EXERCISE OBJECTIVE: Go through each line of the records below and count those with the word "React". Give only the count.

RECORDED DATA:
= = = = =
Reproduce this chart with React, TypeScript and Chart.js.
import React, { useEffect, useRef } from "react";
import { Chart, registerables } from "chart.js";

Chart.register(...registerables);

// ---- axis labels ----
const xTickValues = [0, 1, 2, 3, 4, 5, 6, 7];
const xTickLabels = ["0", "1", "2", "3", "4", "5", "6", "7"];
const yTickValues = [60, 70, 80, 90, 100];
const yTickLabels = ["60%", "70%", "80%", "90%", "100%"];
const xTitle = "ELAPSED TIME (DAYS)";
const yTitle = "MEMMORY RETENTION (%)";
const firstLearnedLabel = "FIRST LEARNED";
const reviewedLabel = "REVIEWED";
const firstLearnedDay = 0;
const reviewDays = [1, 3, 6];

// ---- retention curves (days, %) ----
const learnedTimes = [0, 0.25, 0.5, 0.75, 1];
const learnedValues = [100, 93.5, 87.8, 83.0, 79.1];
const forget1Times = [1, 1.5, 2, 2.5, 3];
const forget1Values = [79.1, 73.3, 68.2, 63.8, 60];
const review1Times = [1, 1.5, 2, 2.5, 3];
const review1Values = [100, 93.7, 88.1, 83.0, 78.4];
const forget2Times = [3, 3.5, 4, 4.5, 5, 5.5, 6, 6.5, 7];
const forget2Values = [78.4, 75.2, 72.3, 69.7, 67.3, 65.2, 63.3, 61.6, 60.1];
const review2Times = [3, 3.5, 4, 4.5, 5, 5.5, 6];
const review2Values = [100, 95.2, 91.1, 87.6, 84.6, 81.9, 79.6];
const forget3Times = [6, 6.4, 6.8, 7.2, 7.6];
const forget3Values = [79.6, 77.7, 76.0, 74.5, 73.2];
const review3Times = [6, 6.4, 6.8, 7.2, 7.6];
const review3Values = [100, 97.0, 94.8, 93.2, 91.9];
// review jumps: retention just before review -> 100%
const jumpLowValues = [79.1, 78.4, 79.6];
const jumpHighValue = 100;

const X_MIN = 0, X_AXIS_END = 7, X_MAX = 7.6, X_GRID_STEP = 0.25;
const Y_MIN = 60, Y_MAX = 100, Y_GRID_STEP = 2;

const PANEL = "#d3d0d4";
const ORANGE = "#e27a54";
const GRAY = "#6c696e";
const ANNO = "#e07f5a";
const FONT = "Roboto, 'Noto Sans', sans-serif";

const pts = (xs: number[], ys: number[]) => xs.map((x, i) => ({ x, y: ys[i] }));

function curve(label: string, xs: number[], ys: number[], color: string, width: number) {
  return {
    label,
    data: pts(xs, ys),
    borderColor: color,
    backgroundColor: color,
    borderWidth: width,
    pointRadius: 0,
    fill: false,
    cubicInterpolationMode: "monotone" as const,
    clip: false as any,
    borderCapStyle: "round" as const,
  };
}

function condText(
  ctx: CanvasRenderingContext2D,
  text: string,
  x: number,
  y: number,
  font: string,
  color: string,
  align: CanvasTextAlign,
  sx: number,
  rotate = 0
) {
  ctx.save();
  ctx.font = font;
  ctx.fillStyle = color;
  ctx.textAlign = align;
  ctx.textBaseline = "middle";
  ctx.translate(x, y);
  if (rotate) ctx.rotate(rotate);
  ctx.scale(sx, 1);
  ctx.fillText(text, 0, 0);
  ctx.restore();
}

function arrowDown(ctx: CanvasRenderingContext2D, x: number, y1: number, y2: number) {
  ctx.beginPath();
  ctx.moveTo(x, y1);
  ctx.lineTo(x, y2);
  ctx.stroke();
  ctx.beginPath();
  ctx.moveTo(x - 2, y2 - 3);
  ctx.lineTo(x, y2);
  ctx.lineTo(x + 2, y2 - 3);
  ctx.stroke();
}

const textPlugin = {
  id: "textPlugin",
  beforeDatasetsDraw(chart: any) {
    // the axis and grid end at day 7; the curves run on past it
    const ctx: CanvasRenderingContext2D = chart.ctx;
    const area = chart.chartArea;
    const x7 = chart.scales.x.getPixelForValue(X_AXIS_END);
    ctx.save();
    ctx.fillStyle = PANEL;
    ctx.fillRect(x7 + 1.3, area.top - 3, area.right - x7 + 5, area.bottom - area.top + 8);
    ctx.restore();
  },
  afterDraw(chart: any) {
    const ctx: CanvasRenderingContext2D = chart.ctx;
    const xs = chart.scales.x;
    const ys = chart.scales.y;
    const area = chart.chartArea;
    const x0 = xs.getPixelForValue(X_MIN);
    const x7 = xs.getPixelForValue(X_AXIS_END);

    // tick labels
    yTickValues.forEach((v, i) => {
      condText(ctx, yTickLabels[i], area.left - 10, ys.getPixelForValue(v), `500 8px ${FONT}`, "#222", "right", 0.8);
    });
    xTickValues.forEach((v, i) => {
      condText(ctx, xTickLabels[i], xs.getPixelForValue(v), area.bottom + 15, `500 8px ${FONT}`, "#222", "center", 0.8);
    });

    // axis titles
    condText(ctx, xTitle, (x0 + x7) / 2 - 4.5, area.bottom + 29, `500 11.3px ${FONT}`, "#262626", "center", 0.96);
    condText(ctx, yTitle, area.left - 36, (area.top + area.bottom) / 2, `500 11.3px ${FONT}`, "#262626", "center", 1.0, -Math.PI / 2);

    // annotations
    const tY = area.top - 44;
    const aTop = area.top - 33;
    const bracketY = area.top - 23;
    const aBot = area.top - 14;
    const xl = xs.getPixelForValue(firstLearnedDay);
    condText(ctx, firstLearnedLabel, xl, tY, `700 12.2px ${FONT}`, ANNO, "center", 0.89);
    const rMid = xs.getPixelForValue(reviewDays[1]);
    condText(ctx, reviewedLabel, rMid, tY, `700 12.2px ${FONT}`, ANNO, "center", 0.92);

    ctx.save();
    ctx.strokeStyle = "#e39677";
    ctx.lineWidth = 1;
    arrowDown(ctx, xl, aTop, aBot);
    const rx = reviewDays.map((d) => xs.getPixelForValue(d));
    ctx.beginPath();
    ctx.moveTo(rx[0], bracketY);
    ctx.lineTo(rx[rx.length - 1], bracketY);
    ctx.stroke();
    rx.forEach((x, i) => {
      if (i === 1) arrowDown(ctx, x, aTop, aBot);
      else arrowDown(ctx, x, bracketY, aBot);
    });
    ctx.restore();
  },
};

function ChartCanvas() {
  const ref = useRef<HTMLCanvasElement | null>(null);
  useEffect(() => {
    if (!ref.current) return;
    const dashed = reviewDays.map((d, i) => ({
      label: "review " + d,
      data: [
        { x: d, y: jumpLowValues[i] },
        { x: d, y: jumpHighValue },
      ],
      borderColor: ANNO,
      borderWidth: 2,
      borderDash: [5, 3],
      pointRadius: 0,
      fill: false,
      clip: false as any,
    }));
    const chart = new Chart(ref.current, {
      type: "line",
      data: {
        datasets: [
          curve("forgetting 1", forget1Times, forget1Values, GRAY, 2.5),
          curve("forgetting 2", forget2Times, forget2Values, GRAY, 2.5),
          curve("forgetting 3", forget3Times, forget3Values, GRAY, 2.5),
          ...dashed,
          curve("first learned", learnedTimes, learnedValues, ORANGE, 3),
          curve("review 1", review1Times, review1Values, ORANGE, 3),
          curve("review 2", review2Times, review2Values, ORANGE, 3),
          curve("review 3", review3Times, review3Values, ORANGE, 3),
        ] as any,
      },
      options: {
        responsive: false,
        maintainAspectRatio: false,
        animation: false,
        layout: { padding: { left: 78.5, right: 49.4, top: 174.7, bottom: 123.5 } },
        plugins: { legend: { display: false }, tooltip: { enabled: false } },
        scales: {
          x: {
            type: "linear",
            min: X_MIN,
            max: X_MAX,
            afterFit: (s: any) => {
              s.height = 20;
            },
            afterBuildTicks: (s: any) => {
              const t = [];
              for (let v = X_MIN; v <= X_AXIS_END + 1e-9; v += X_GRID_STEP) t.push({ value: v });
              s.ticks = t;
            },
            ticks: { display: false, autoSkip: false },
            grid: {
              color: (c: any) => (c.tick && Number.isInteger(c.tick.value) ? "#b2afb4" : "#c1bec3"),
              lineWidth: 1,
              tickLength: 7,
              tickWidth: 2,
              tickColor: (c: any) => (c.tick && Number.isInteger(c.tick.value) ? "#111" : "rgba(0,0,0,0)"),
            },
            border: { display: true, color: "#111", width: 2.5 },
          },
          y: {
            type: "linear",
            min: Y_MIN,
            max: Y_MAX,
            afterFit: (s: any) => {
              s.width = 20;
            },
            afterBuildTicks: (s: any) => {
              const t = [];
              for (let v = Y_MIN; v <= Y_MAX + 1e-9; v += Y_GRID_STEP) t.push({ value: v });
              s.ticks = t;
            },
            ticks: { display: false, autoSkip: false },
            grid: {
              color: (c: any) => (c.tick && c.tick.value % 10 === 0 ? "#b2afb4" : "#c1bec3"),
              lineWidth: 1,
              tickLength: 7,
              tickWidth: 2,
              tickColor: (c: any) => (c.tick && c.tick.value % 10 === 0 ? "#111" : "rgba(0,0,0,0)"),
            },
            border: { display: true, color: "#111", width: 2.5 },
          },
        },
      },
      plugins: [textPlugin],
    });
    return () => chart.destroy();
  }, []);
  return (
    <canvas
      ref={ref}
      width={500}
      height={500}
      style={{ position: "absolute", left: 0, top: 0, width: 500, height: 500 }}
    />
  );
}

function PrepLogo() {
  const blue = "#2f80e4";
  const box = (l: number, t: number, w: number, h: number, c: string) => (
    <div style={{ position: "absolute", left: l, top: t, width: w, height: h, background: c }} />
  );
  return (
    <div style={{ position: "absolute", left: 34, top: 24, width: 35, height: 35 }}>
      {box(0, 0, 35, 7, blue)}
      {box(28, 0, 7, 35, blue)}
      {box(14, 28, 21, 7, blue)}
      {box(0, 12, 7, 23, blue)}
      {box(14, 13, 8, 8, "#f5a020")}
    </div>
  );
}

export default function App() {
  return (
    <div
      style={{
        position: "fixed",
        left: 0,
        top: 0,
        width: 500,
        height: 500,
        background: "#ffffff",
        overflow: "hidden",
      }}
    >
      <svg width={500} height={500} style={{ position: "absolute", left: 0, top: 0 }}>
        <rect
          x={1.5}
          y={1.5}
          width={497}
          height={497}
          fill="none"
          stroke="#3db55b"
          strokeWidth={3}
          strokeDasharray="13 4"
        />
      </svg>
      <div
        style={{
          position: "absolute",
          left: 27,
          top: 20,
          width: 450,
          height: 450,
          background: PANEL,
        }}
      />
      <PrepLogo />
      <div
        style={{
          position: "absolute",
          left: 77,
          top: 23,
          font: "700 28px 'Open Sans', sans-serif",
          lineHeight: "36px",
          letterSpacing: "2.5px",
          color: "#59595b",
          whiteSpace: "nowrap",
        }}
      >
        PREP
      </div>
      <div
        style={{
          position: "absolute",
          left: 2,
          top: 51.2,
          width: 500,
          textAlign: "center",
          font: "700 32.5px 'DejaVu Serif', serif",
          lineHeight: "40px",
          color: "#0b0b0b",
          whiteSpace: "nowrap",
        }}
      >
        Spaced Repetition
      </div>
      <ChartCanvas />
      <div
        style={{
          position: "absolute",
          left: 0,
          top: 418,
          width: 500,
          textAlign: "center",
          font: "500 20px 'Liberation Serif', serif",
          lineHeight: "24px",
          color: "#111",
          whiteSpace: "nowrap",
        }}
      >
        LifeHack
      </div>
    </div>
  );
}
= = = = =
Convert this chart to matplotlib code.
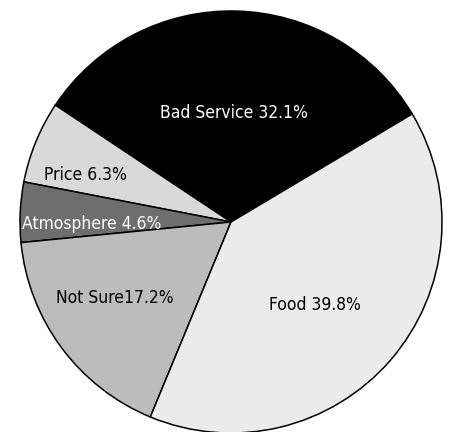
= = = = =
RESULT OF THE EXERCISE: 2